_TASK DATA_
---

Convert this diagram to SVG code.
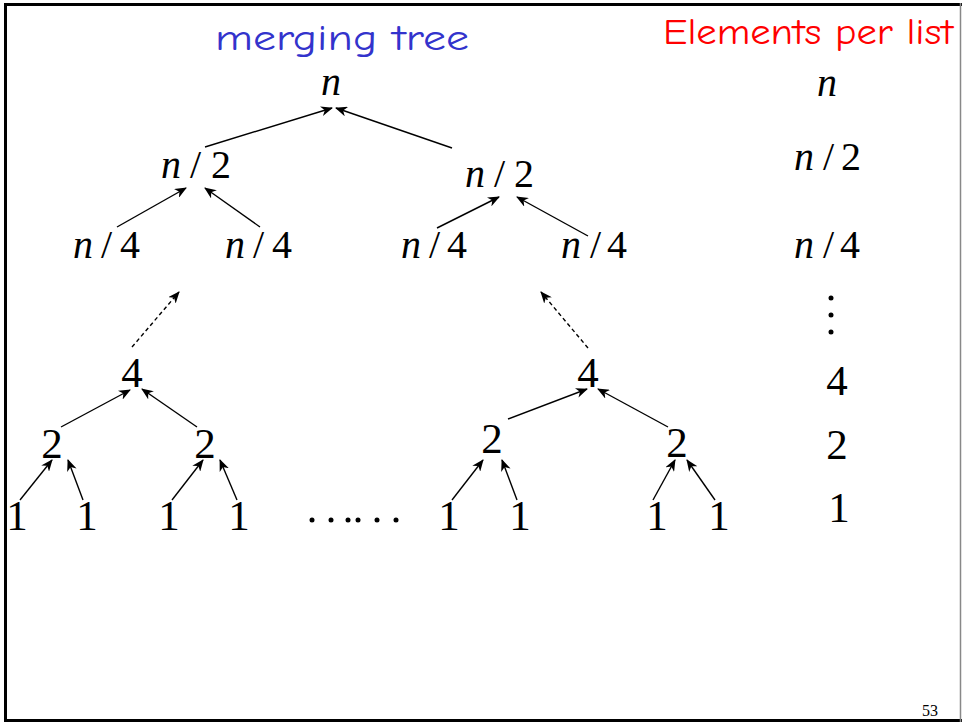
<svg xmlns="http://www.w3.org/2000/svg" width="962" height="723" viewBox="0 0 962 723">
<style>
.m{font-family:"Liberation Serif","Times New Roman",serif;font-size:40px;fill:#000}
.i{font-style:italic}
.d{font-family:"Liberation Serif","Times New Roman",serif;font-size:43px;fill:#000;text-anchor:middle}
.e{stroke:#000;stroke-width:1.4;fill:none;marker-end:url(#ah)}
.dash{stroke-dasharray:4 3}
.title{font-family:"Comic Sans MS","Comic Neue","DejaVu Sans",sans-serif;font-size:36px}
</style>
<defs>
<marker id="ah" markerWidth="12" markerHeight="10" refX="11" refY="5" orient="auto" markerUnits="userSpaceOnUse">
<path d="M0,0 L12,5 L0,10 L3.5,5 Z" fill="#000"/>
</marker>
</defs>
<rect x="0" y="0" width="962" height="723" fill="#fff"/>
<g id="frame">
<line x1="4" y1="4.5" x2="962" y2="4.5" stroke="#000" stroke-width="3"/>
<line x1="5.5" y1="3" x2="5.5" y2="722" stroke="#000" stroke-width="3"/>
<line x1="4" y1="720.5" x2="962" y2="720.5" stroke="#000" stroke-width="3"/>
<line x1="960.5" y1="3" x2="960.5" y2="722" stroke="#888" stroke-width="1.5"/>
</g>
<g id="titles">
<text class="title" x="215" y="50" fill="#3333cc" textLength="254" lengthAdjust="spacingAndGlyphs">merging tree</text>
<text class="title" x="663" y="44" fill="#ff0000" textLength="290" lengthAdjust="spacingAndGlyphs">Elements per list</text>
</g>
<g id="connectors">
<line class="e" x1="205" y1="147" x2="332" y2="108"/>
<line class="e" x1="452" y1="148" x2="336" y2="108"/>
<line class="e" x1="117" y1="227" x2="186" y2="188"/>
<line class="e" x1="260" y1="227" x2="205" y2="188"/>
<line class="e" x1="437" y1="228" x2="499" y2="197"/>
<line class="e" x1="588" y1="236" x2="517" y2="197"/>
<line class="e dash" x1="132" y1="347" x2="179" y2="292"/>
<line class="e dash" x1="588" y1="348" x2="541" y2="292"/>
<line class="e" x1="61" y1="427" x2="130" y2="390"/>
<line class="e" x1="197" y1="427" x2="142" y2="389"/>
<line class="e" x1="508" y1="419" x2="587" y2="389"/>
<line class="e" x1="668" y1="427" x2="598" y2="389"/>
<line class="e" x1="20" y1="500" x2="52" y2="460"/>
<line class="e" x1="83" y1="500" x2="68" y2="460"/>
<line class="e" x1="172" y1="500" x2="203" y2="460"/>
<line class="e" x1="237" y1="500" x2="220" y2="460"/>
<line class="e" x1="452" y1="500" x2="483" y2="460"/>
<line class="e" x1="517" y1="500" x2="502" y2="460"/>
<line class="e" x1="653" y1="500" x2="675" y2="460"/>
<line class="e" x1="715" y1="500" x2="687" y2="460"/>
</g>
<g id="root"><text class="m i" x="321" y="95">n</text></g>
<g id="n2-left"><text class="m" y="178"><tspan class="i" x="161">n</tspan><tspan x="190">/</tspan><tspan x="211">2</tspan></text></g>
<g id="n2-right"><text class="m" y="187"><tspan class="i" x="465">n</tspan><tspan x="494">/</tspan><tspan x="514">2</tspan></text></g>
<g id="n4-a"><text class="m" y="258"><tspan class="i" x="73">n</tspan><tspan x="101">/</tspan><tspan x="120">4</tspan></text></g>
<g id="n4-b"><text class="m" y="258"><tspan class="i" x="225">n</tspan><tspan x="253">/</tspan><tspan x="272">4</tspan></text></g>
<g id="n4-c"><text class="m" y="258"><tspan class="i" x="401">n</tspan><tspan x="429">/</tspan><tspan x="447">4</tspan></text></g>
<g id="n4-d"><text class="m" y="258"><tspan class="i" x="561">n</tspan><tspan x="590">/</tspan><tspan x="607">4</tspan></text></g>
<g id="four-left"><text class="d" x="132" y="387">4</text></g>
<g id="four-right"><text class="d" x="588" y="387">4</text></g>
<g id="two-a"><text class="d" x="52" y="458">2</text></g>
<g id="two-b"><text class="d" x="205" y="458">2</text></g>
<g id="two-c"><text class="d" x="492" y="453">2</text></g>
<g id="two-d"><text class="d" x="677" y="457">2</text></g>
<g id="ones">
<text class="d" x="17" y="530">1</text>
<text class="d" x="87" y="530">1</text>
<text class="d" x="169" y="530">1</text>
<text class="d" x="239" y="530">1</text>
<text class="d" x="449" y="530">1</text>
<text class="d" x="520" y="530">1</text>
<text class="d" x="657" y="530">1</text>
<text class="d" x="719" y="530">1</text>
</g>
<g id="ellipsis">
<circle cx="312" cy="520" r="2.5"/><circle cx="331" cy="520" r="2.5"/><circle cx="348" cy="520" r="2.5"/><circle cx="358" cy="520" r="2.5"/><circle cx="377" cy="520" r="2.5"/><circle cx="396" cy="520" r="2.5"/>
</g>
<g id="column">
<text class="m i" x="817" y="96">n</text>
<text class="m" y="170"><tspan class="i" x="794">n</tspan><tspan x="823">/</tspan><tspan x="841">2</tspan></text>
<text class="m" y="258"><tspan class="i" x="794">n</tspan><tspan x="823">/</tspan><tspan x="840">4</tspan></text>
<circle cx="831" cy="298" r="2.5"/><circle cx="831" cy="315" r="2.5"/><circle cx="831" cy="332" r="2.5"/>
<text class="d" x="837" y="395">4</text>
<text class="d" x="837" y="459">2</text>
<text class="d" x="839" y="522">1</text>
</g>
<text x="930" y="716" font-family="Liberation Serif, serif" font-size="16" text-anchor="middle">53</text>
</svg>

---

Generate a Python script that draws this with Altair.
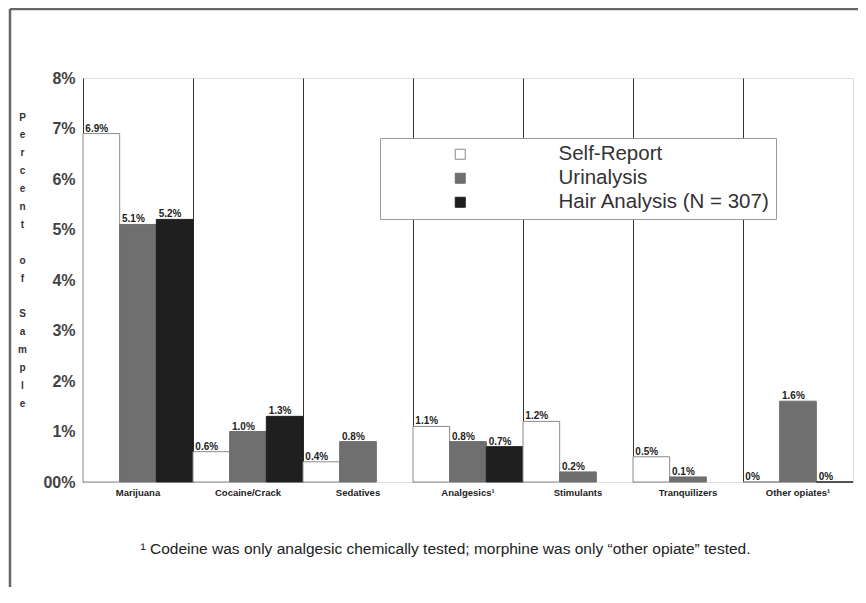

---

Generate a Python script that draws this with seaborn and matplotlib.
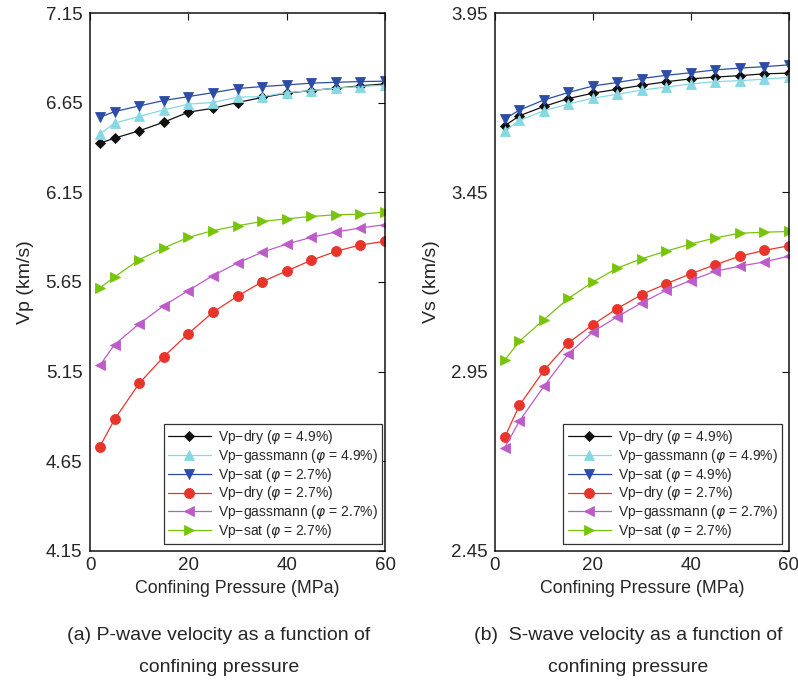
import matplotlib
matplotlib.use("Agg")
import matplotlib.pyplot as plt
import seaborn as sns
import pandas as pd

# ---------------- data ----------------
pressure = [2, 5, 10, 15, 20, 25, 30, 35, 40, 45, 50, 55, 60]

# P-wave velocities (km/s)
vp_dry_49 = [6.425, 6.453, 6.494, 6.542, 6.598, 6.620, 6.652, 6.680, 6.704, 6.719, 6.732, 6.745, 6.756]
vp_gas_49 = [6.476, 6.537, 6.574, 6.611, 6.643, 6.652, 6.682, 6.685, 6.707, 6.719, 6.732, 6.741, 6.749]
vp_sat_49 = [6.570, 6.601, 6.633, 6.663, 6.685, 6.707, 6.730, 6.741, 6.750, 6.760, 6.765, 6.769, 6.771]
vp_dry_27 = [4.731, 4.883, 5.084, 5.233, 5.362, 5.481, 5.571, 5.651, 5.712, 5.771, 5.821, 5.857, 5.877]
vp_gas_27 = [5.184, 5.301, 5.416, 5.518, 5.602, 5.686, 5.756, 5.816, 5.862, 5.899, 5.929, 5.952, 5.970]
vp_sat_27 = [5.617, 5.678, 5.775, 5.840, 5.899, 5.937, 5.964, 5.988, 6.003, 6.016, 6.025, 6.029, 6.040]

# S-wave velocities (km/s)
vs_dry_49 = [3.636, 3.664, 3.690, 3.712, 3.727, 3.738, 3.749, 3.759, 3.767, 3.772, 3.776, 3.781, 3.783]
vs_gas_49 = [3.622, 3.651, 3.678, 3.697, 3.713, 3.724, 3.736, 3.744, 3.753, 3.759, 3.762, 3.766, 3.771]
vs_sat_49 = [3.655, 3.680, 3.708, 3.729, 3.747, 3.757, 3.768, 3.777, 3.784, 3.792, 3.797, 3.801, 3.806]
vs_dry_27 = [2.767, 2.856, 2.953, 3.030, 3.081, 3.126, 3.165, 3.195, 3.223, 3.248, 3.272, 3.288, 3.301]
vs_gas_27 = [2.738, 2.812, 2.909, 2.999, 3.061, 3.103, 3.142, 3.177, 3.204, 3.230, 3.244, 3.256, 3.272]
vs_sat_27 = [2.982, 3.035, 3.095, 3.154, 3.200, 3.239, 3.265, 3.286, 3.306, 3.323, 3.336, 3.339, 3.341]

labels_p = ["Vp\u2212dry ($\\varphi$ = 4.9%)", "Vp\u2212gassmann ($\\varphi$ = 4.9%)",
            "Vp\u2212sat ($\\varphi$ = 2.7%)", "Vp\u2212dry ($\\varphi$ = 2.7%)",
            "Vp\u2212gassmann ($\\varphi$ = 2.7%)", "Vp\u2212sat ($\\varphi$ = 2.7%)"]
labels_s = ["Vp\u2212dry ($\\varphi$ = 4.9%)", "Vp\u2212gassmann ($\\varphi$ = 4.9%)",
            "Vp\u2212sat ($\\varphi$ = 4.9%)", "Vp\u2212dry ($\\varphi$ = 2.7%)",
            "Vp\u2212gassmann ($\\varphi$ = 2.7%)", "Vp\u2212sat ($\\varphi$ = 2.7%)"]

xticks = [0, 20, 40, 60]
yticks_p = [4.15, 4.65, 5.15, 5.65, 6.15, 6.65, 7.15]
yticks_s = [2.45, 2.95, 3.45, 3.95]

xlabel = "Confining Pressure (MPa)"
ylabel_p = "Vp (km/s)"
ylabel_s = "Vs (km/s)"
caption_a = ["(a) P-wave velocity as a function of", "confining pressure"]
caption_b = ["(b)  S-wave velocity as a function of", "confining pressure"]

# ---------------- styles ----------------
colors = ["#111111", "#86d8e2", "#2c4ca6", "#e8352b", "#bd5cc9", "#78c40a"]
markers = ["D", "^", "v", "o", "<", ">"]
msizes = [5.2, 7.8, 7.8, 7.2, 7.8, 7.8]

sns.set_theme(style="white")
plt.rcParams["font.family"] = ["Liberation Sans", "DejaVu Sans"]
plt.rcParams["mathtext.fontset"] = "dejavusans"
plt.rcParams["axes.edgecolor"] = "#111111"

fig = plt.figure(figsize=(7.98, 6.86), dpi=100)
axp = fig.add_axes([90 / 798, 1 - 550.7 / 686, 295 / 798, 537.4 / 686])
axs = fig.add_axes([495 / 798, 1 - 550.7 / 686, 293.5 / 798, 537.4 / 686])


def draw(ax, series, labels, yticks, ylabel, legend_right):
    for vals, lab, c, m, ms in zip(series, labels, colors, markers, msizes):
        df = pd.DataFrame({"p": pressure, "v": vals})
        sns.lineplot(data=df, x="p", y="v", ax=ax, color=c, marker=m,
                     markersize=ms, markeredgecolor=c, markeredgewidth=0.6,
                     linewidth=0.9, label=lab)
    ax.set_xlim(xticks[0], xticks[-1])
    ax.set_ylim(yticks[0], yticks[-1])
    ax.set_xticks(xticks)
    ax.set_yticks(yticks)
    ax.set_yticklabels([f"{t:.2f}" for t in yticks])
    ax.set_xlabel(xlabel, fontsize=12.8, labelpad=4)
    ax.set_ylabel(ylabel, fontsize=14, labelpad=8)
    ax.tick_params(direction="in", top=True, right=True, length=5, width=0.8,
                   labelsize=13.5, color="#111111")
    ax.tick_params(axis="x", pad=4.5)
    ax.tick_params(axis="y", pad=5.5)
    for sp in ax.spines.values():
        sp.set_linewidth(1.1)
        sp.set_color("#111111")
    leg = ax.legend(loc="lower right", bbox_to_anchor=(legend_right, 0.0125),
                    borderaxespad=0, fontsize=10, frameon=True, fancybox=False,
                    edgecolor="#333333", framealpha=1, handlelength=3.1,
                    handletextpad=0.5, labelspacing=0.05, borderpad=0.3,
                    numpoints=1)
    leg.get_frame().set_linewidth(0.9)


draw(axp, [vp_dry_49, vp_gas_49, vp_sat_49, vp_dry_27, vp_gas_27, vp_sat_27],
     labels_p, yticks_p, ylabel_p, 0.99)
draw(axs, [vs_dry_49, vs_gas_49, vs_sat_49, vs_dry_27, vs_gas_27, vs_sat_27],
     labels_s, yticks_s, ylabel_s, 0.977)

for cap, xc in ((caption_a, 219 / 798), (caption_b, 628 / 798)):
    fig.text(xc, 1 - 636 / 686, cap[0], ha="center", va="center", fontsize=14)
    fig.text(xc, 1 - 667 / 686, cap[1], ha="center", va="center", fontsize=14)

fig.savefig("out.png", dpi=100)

---

_WHAT YOU ARE ASKED TO DO_
Above are the records. Copy word for word only their lines from the one holding "Generate a Python script that draws this with seaborn" through the one holding "6.025, 6.029, 6.040]", both included, and skip the images.

_RESPONSE_
Generate a Python script that draws this with seaborn and matplotlib.
import matplotlib
matplotlib.use("Agg")
import matplotlib.pyplot as plt
import seaborn as sns
import pandas as pd

# ---------------- data ----------------
pressure = [2, 5, 10, 15, 20, 25, 30, 35, 40, 45, 50, 55, 60]

# P-wave velocities (km/s)
vp_dry_49 = [6.425, 6.453, 6.494, 6.542, 6.598, 6.620, 6.652, 6.680, 6.704, 6.719, 6.732, 6.745, 6.756]
vp_gas_49 = [6.476, 6.537, 6.574, 6.611, 6.643, 6.652, 6.682, 6.685, 6.707, 6.719, 6.732, 6.741, 6.749]
vp_sat_49 = [6.570, 6.601, 6.633, 6.663, 6.685, 6.707, 6.730, 6.741, 6.750, 6.760, 6.765, 6.769, 6.771]
vp_dry_27 = [4.731, 4.883, 5.084, 5.233, 5.362, 5.481, 5.571, 5.651, 5.712, 5.771, 5.821, 5.857, 5.877]
vp_gas_27 = [5.184, 5.301, 5.416, 5.518, 5.602, 5.686, 5.756, 5.816, 5.862, 5.899, 5.929, 5.952, 5.970]
vp_sat_27 = [5.617, 5.678, 5.775, 5.840, 5.899, 5.937, 5.964, 5.988, 6.003, 6.016, 6.025, 6.029, 6.040]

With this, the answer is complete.